The West's Best BBQ

Spicy ribs and tangy brisket: Here's Sunset's barbecue Hall of Flame
Matthew Jaffe

Alas, this particular homegrown technique proved to have more anthropological than practical value. But Kantor emerged from his explorations with a clearer understanding of barbecue and his own place in its cosmography.

"I felt like a wandering minstrel, passing the word," he says. "I'm an unabashed traditionalist, and my overriding concern, in 2004 as I sit here, is that we will lose barbecue in its entirety."

Then he returns to his roots to convey his sense of urgency, declaring, "Barbecue may go the way of the true New York bagel."

The word barbecue is generally believed to come from the Spanish word barbacoa, which describes a pit-cooking technique first observed in the West Indies. Traditionalists believe that the only true 'cue is slow-cooked and smoked over wood; anything else is just not the real deal.

Still, with that simple standard, there is ample room for divergence and invention.

Take the wood. In the Southern tradition of barbecue, hickory is the primary wood and is burned down to coals before the meat ― almost always pork ― is cooked directly over it. In Texas the preference is to cook indirectly, using whole oak or mesquite logs placed to the side of the barbecue to create a smokier flavor in the meat, which is typically beef. These are only the most broadly drawn variations. Some pit masters use pecan or almond wood. Some only want dry wood, while others mix in green wood to slow the cooking process.

And for us, the eating public? Righteous barbecue is whatever you grew up with, be it pulled pork or spareribs, brisket or beef ribs, served dry, in vinegary sauces the shade of a faux Tuscan finish, or in musky, tomato-based tarns as dark as a Oaxacan mole.

Kantor believes that many places use their sauces as a way to cover up their lack of smoking technique. He serves four different sauces but leaves it up to the customer to decide which to use and how much to put on the meat.

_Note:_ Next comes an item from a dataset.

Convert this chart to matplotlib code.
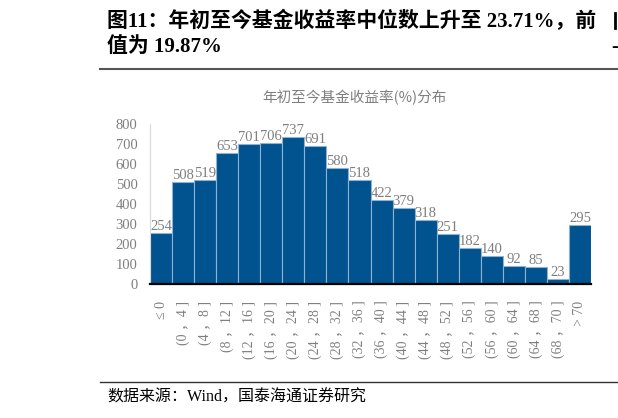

"Sauce could be the demise of true barbecue," he says. "Speaking as an old-time sexist, I believe that people who think it's the sauce that makes the barbecue also think that clothes and jewelry make a beautiful woman."

As with any art, barbecue combines accumulated traditions with individual creativity, resulting in something original that nevertheless reflects that which preceded it. Perhaps that's why a great barbecue joint is more akin to a community institution than most other restaurants, its owner no mere restaurateur but the bearer of generations' worth of collective culinary wisdom.